Il saluto del nuovo pastore della Chiesa di Trieste: «Mai rassegnati a mediocrità e ingiustizie» - Diocesi di Cremona
In una Cattedrale, custode della storia e fede della bassa lombarda, dove i raggi del sole illuminavano un’assemblea numerosa e raccolta, è stato consacrato vescovo ieri pomeriggio a Cremona monsignor Enrico Trevisi che guiderà la Chiesa di Trieste «incantato e meravigliato per quanto Dio compie».
Una celebrazione densa di emozioni dove si è mostrato il volto gioioso di una comunità, quella cremonese, stretta attorno ad un sacerdote che è stato amico, parroco, rettore del Seminario, professore e compagno di tante famiglie, ma anche il volto accogliente della comunità di Trieste accorsa ad abbracciare il suo nuovo pastore e alla quale il neo consacrato si è rivolto subito in italiano e anche in sloveno riprendendo il suo motto episcopale: Admirantes Iesum.
Nel giorno dell’Annunciazione, Trevisi, classe 1963, ha pronunciato il suo “Eccomi”, concetto ripreso dal vescovo di Cremona, Antonio Napolioni, nell’omelia che ha ricordato «la bellezza di essere evangelizzati e di evangelizzare». Presenti alla celebrazione oltre alla sua famiglia, ai tanti fedeli ed autorità civili e militari, un centinaio di sacerdoti e 20 vescovi tra cui l’emerito di Cremona Dante Lafranconi e l’arcivescovo Giampaolo Crepaldi, amministratore apostolico di Trieste. Al loro fianco i cremonesi Gian Carlo Perego, arcivescovo di Ferrara-Comacchio e abate di Pomposa e Carmelo Scampa, vescovo emerito di São Luís de Montes Belos in Brasile oltre a Moise Messan Touho, vescovo di Atakpamé in Togo (terra legata per tradizione al Seminario cremonese) e una rappresentanza numerosa di pastori del Triveneto e della Lombardia.

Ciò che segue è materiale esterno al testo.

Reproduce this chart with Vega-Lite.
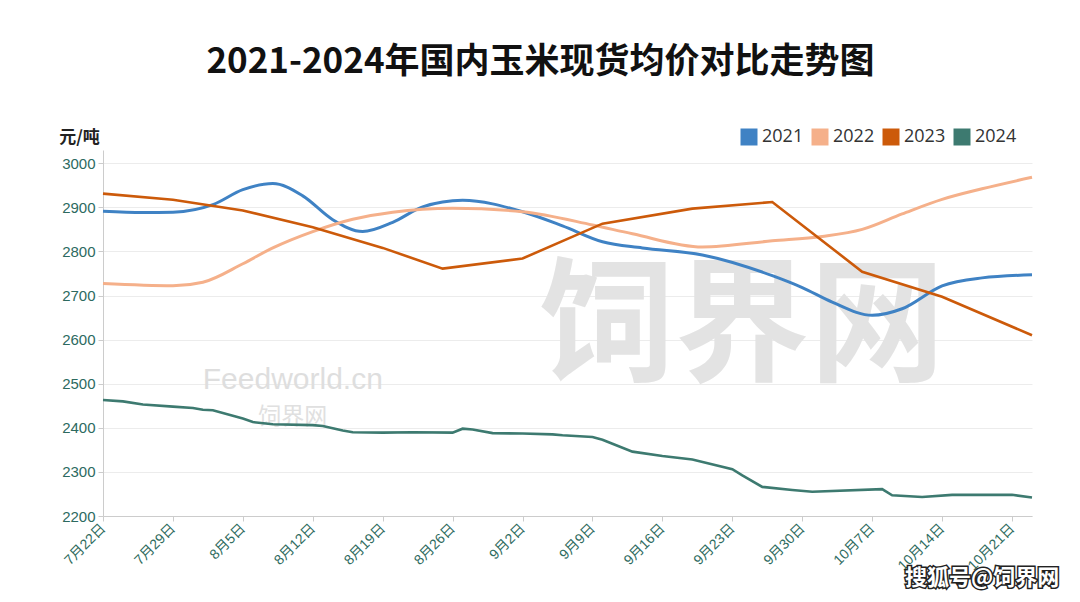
{
  "$schema": "https://vega.github.io/schema/vega-lite/v6.json",
  "width": 929,
  "height": 366,
  "autosize": {"type": "none"},
  "padding": {"left": 103, "top": 150, "right": 48, "bottom": 86},
  "background": "white",
  "title": {
    "text": "2021-2024年国内玉米现货均价对比走势图",
    "font": "Noto Sans CJK SC",
    "fontSize": 35,
    "fontWeight": "bold",
    "color": "#111111",
    "anchor": "middle",
    "frame": "group",
    "dx": -27,
    "offset": 48
  },
  "datasets": {
    "prices": [
      {"year": "2021", "date": "2024-07-22", "price": 2891},
      {"year": "2021", "date": "2024-07-26", "price": 2888},
      {"year": "2021", "date": "2024-07-29", "price": 2889},
      {"year": "2021", "date": "2024-08-02", "price": 2906},
      {"year": "2021", "date": "2024-08-05", "price": 2940},
      {"year": "2021", "date": "2024-08-08", "price": 2954},
      {"year": "2021", "date": "2024-08-11", "price": 2926},
      {"year": "2021", "date": "2024-08-14", "price": 2872},
      {"year": "2021", "date": "2024-08-17", "price": 2845},
      {"year": "2021", "date": "2024-08-20", "price": 2866},
      {"year": "2021", "date": "2024-08-23", "price": 2901},
      {"year": "2021", "date": "2024-08-27", "price": 2916},
      {"year": "2021", "date": "2024-09-02", "price": 2890},
      {"year": "2021", "date": "2024-09-06", "price": 2858},
      {"year": "2021", "date": "2024-09-10", "price": 2822},
      {"year": "2021", "date": "2024-09-14", "price": 2808},
      {"year": "2021", "date": "2024-09-20", "price": 2792},
      {"year": "2021", "date": "2024-09-27", "price": 2745},
      {"year": "2021", "date": "2024-09-30", "price": 2718},
      {"year": "2021", "date": "2024-10-03", "price": 2685},
      {"year": "2021", "date": "2024-10-07", "price": 2655},
      {"year": "2021", "date": "2024-10-10", "price": 2670},
      {"year": "2021", "date": "2024-10-14", "price": 2722},
      {"year": "2021", "date": "2024-10-18", "price": 2740},
      {"year": "2021", "date": "2024-10-23", "price": 2747},
      {"year": "2022", "date": "2024-07-22", "price": 2727},
      {"year": "2022", "date": "2024-07-29", "price": 2722},
      {"year": "2022", "date": "2024-08-01", "price": 2730},
      {"year": "2022", "date": "2024-08-05", "price": 2772},
      {"year": "2022", "date": "2024-08-08", "price": 2808},
      {"year": "2022", "date": "2024-08-12", "price": 2845},
      {"year": "2022", "date": "2024-08-16", "price": 2873},
      {"year": "2022", "date": "2024-08-20", "price": 2889},
      {"year": "2022", "date": "2024-08-26", "price": 2898},
      {"year": "2022", "date": "2024-09-02", "price": 2890},
      {"year": "2022", "date": "2024-09-09", "price": 2860},
      {"year": "2022", "date": "2024-09-13", "price": 2840},
      {"year": "2022", "date": "2024-09-20", "price": 2810},
      {"year": "2022", "date": "2024-09-27", "price": 2824},
      {"year": "2022", "date": "2024-10-02", "price": 2834},
      {"year": "2022", "date": "2024-10-06", "price": 2850},
      {"year": "2022", "date": "2024-10-10", "price": 2885},
      {"year": "2022", "date": "2024-10-14", "price": 2918},
      {"year": "2022", "date": "2024-10-18", "price": 2942},
      {"year": "2022", "date": "2024-10-23", "price": 2968},
      {"year": "2023", "date": "2024-07-22", "price": 2931},
      {"year": "2023", "date": "2024-07-29", "price": 2917},
      {"year": "2023", "date": "2024-08-05", "price": 2893},
      {"year": "2023", "date": "2024-08-12", "price": 2855},
      {"year": "2023", "date": "2024-08-19", "price": 2808},
      {"year": "2023", "date": "2024-08-25", "price": 2761},
      {"year": "2023", "date": "2024-09-02", "price": 2784},
      {"year": "2023", "date": "2024-09-10", "price": 2863},
      {"year": "2023", "date": "2024-09-19", "price": 2897},
      {"year": "2023", "date": "2024-09-27", "price": 2912},
      {"year": "2023", "date": "2024-10-06", "price": 2754},
      {"year": "2023", "date": "2024-10-14", "price": 2697},
      {"year": "2023", "date": "2024-10-23", "price": 2610},
      {"year": "2024", "date": "2024-07-22", "price": 2463},
      {"year": "2024", "date": "2024-07-24", "price": 2460},
      {"year": "2024", "date": "2024-07-26", "price": 2453},
      {"year": "2024", "date": "2024-07-29", "price": 2448},
      {"year": "2024", "date": "2024-07-31", "price": 2445},
      {"year": "2024", "date": "2024-08-01", "price": 2441},
      {"year": "2024", "date": "2024-08-02", "price": 2440},
      {"year": "2024", "date": "2024-08-05", "price": 2421},
      {"year": "2024", "date": "2024-08-06", "price": 2413},
      {"year": "2024", "date": "2024-08-08", "price": 2408},
      {"year": "2024", "date": "2024-08-12", "price": 2406},
      {"year": "2024", "date": "2024-08-13", "price": 2404},
      {"year": "2024", "date": "2024-08-15", "price": 2394},
      {"year": "2024", "date": "2024-08-16", "price": 2390},
      {"year": "2024", "date": "2024-08-19", "price": 2389},
      {"year": "2024", "date": "2024-08-22", "price": 2390},
      {"year": "2024", "date": "2024-08-26", "price": 2389},
      {"year": "2024", "date": "2024-08-27", "price": 2398},
      {"year": "2024", "date": "2024-08-28", "price": 2396},
      {"year": "2024", "date": "2024-08-30", "price": 2388},
      {"year": "2024", "date": "2024-09-02", "price": 2387},
      {"year": "2024", "date": "2024-09-05", "price": 2385},
      {"year": "2024", "date": "2024-09-06", "price": 2383},
      {"year": "2024", "date": "2024-09-09", "price": 2379},
      {"year": "2024", "date": "2024-09-10", "price": 2373},
      {"year": "2024", "date": "2024-09-11", "price": 2364},
      {"year": "2024", "date": "2024-09-13", "price": 2346},
      {"year": "2024", "date": "2024-09-16", "price": 2336},
      {"year": "2024", "date": "2024-09-19", "price": 2328},
      {"year": "2024", "date": "2024-09-23", "price": 2306},
      {"year": "2024", "date": "2024-09-24", "price": 2292},
      {"year": "2024", "date": "2024-09-26", "price": 2266},
      {"year": "2024", "date": "2024-09-29", "price": 2259},
      {"year": "2024", "date": "2024-10-01", "price": 2255},
      {"year": "2024", "date": "2024-10-08", "price": 2261},
      {"year": "2024", "date": "2024-10-09", "price": 2247},
      {"year": "2024", "date": "2024-10-12", "price": 2243},
      {"year": "2024", "date": "2024-10-15", "price": 2248},
      {"year": "2024", "date": "2024-10-21", "price": 2248},
      {"year": "2024", "date": "2024-10-23", "price": 2242}
    ]
  },
  "layer": [
    {
      "data": {"values": [{}]},
      "mark": {"type": "text", "text": "饲界网", "font": "Noto Sans CJK SC", "fontWeight": "bold", "fontSize": 135, "color": "#e3e3e3", "align": "center", "baseline": "middle"},
      "encoding": {
        "x": {"datum": {"year": 2024, "month": 9, "date": 24, "utc": true}, "type": "temporal"},
        "y": {"datum": 2622, "type": "quantitative"}
      }
    },
    {
      "data": {"values": [{}]},
      "mark": {"type": "text", "text": "Feedworld.cn", "font": "Liberation Sans", "fontSize": 30, "color": "#dedede", "align": "center", "baseline": "middle"},
      "encoding": {
        "x": {"datum": {"year": 2024, "month": 8, "date": 10, "utc": true}, "type": "temporal"},
        "y": {"datum": 2508, "type": "quantitative"}
      }
    },
    {
      "data": {"values": [{}]},
      "mark": {"type": "text", "text": "饲界网", "font": "Noto Sans CJK SC", "fontSize": 23, "color": "#e0e0e0", "align": "center", "baseline": "middle"},
      "encoding": {
        "x": {"datum": {"year": 2024, "month": 8, "date": 10, "utc": true}, "type": "temporal"},
        "y": {"datum": 2424, "type": "quantitative"}
      }
    },
    {
      "data": {"name": "prices"},
      "transform": [{"filter": "datum.year == '2021' || datum.year == '2022'"}],
      "mark": {"type": "line", "interpolate": "monotone", "strokeWidth": 3},
      "encoding": {
        "x": {
          "field": "date", "type": "temporal",
          "scale": {"domain": [{"year": 2024, "month": 7, "date": 22, "utc": true}, {"year": 2024, "month": 10, "date": 23, "utc": true}], "nice": false},
          "axis": {
            "title": null,
            "values": [
              {"year": 2024, "month": 7, "date": 22, "utc": true},
              {"year": 2024, "month": 7, "date": 29, "utc": true},
              {"year": 2024, "month": 8, "date": 5, "utc": true},
              {"year": 2024, "month": 8, "date": 12, "utc": true},
              {"year": 2024, "month": 8, "date": 19, "utc": true},
              {"year": 2024, "month": 8, "date": 26, "utc": true},
              {"year": 2024, "month": 9, "date": 2, "utc": true},
              {"year": 2024, "month": 9, "date": 9, "utc": true},
              {"year": 2024, "month": 9, "date": 16, "utc": true},
              {"year": 2024, "month": 9, "date": 23, "utc": true},
              {"year": 2024, "month": 9, "date": 30, "utc": true},
              {"year": 2024, "month": 10, "date": 7, "utc": true},
              {"year": 2024, "month": 10, "date": 14, "utc": true},
              {"year": 2024, "month": 10, "date": 21, "utc": true}
            ],
            "labelExpr": "utcFormat(datum.value, '%-m月%-d日')",
            "labelAngle": -45,
            "labelAlign": "right",
            "labelBaseline": "middle",
            "labelFont": "Liberation Sans, Noto Sans CJK SC",
            "labelFontSize": 14,
            "labelColor": "#2e6b5e",
            "labelPadding": 5,
            "tickColor": "#cccccc",
            "tickSize": 5,
            "domainColor": "#cccccc",
            "grid": false
          }
        },
        "y": {
          "field": "price", "type": "quantitative",
          "scale": {"domain": [2200, 3030], "nice": false, "zero": false},
          "axis": {
            "values": [2200, 2300, 2400, 2500, 2600, 2700, 2800, 2900, 3000],
            "format": "d",
            "title": "元/吨",
            "titleAngle": 0,
            "titleX": -24,
            "titleY": -13,
            "titleAlign": "center",
            "titleBaseline": "middle",
            "titleFont": "Noto Sans CJK SC",
            "titleFontSize": 17,
            "titleFontWeight": "bold",
            "titleColor": "#222222",
            "labelFont": "Liberation Sans",
            "labelFontSize": 15,
            "labelColor": "#2d6a5f",
            "labelPadding": 3,
            "tickColor": "#cccccc",
            "tickSize": 5,
            "domainColor": "#cccccc",
            "grid": true,
            "gridColor": "#ececec"
          }
        },
        "color": {
          "field": "year", "type": "nominal",
          "scale": {"domain": ["2021", "2022", "2023", "2024"], "range": ["#3f82c4", "#f5b08a", "#cc5a0a", "#3d7a70"]},
          "legend": {
            "title": null,
            "orient": "none",
            "legendX": 637,
            "legendY": -22,
            "direction": "horizontal",
            "symbolType": "square",
            "symbolSize": 289,
            "symbolStrokeWidth": 0,
            "labelFont": "Open Sans",
            "labelFontSize": 18,
            "labelColor": "#333333",
            "labelOffset": 4,
            "columnPadding": 7,
            "padding": 0,
            "encode": {"symbols": {"update": {"fill": {"scale": "color", "field": "value"}, "fillOpacity": {"value": 1}, "stroke": {"value": "transparent"}}}}
          }
        }
      }
    },
    {
      "data": {"name": "prices"},
      "transform": [{"filter": "datum.year == '2023'"}],
      "mark": {"type": "line", "interpolate": "linear", "strokeWidth": 2.6},
      "encoding": {
        "x": {"field": "date", "type": "temporal"},
        "y": {"field": "price", "type": "quantitative"},
        "color": {"field": "year", "type": "nominal"}
      }
    },
    {
      "data": {"name": "prices"},
      "transform": [{"filter": "datum.year == '2024'"}],
      "mark": {"type": "line", "interpolate": "linear", "strokeWidth": 2.6},
      "encoding": {
        "x": {"field": "date", "type": "temporal"},
        "y": {"field": "price", "type": "quantitative"},
        "color": {"field": "year", "type": "nominal"}
      }
    },
    {
      "data": {"values": [{}]},
      "mark": {"type": "text", "text": "搜狐号@饲界网", "font": "Noto Sans CJK SC", "fontWeight": "bold", "fontSize": 22, "color": "#222222", "stroke": "#222222", "strokeWidth": 3, "align": "center", "baseline": "middle"},
      "encoding": {
        "x": {"datum": {"year": 2024, "month": 10, "date": 18, "utc": true}, "type": "temporal"},
        "y": {"datum": 2059, "type": "quantitative"}
      }
    },
    {
      "data": {"values": [{}]},
      "mark": {"type": "text", "text": "搜狐号@饲界网", "font": "Noto Sans CJK SC", "fontWeight": "bold", "fontSize": 22, "color": "#ffffff", "align": "center", "baseline": "middle"},
      "encoding": {
        "x": {"datum": {"year": 2024, "month": 10, "date": 18, "utc": true}, "type": "temporal"},
        "y": {"datum": 2059, "type": "quantitative"}
      }
    }
  ],
  "config": {
    "view": {"stroke": null},
    "font": "Liberation Sans"
  }
}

«È una grande gioia percepire Cristo vivo nella sequela dei discepoli, apostoli e vescovi, Cristo è davvero qui vivente – ha detto Napolioni pieno di emozione – in un anticipo di Pasqua». Una gioia che è responsabilità dell’ «Eccomi» pronunciato dal nuovo vescovo chiamato, come lo fu Maria per mezzo dell’Angelo, ad essere «segno tangibile dell’iniziativa di Dio», a «riconoscere e condividere lo stupore della fedeltà creatrice di Dio», facendosi umile servo di una Chiesa che lo ringrazia per il servizio svolto e lo dona ad un’altra comunità per essergli pastore. Il rito, segnato da una preghiera corale, accompagnata da 80 cantori, la musica dell’organo Mascioni e da un quartetto di ottoni, ha reso palpabile “il soffio del Creatore”, ripreso dal testo del rito segnato da una sequenza di gesti pieni di significato che si concludono con la consegna di crisma, Vangelo, anello, mitria e pastorale.
Al termine della celebrazione, il saluto grato di Trevisi che ha chiesto «al popolo di Dio, di Trieste e di Cremona, di essere coraggiosi nel collaborare gli uni con gli altri e fantasiosi nell’incarnare il Vangelo, di accompagnarmi a cogliere la presenza di Dio dentro le ferite della storia passata e presente». Con lo sguardo perennemente rivolto a Dio e ringraziando tutti (dai compagni di Messa, ai vescovi, alle famiglie amiche segnate da gioie e fatiche, ai malati, ai tanti volontari, alla sua parrocchia di Cristo Re), chi lo ha accompagnato in questi anni, comprese le famiglie e da cui ha imparato molto e coloro che lo accoglieranno nella sua nuova casa. Un’indicazione forte anche alle «autorità qui presenti e quelle che incontrerò anche a Trieste» sulla scorta di don Primo Mazzolari: «auguro non di essere in pace, ma di essere di pace: donne e uomini inquieti per costruire un mondo diverso, mai rassegnati alla mediocrità e alle ingiustizie».